Terkait dakwaan ini, Rizieq Shihab didakwa dengan Pasal 82 ayat 1 jo 59 ayat 3 huruf c dan d UU 16 tahun 2017 tentang penetapan Perpu UU Nomor 2 Tahun 2017 tentang Organisasi Kemasyarakatan.

Pada dakwaan pertama terkait kasus kerumunan Petamburan,  Rizieq Shihab didakwa melakukan penghasutan hingga munculnya kerumunan di acara pernikahan putrinya sekaligus peringatan Maulid Nabi SAW di Petamburan, Jakarta Pusat. Kerumunan ini terjadi di tengah Pandemi COVID-19.

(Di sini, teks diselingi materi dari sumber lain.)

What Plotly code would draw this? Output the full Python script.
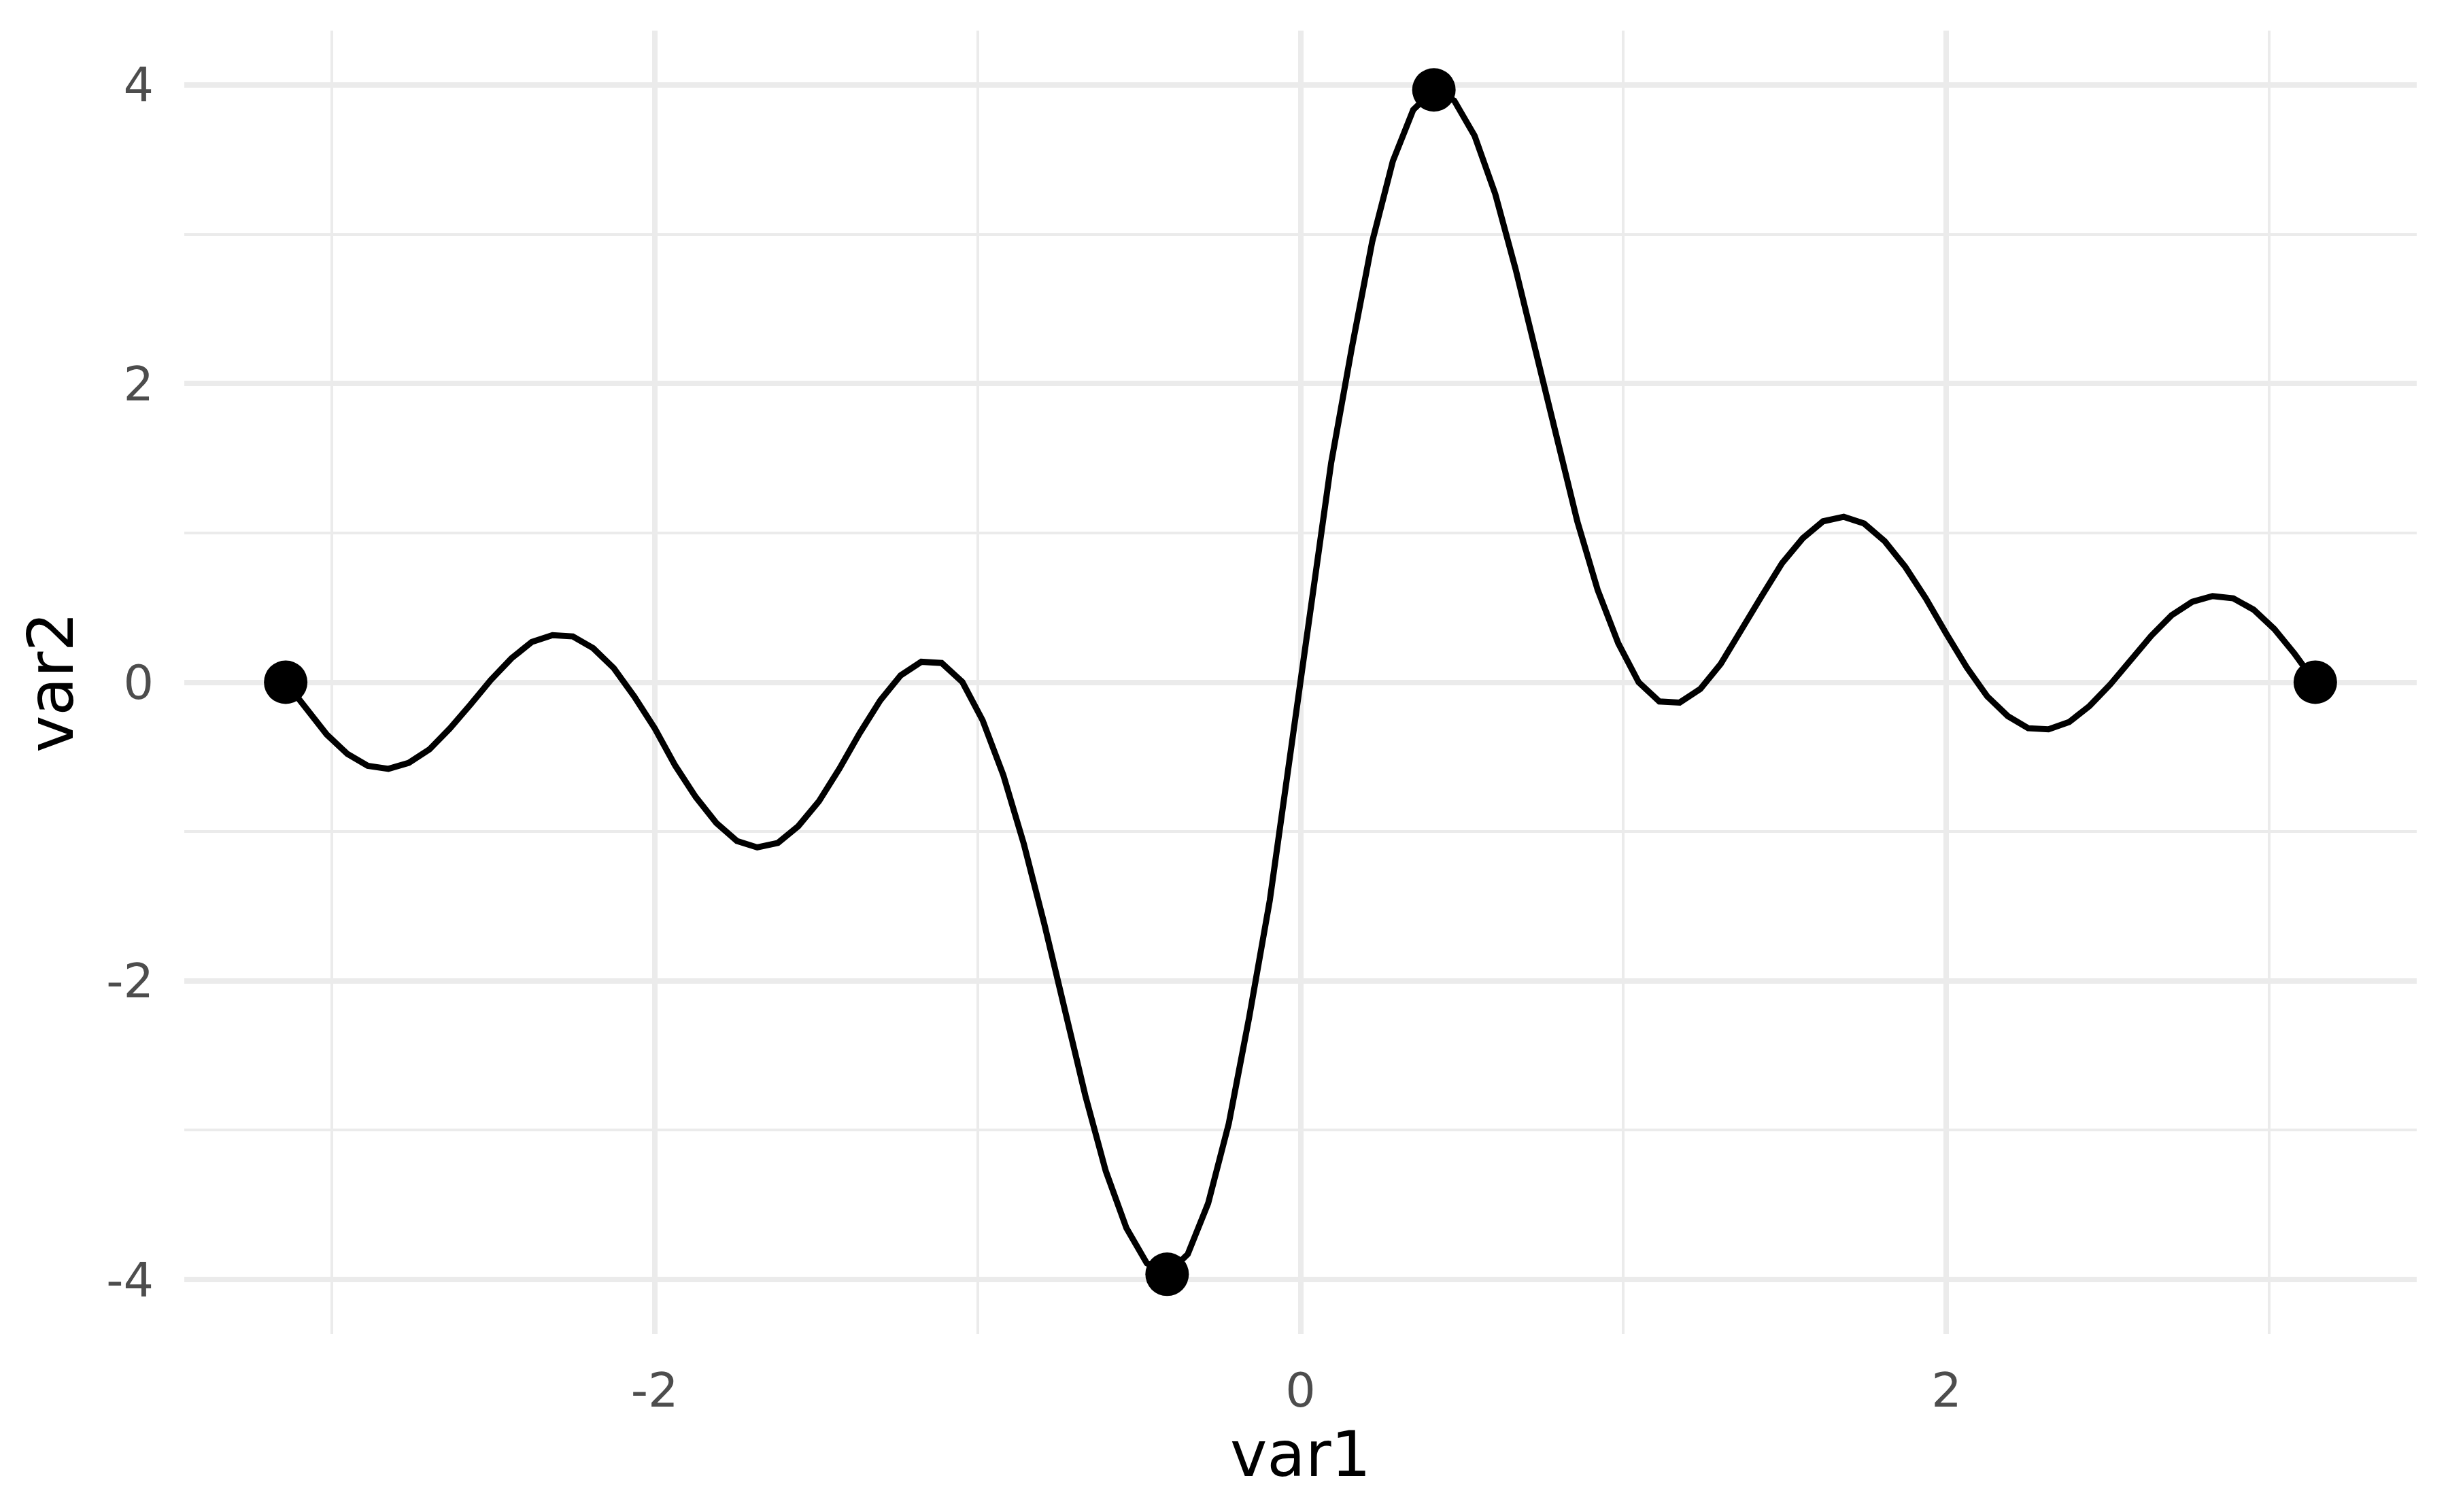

“Melakukan, yang menyuruh melakukan dan yang turut serta melakukan perbuatan di muka umum dengan lisan atau tulisan menghasut supaya melakukan perbuatan pidana kekarantinaan kesehatan sebagaimana Pasal 93 UU Nomor 6 Tahun 2018 tentang Kekerantinaan Kesehatan, melakukan kekerasan terhadap penguasa umum atau tidak menuruti baik ketentuaan UU maupun perintah jabatan yang diberikan berdasar ketentuan UU,” kata jaksa.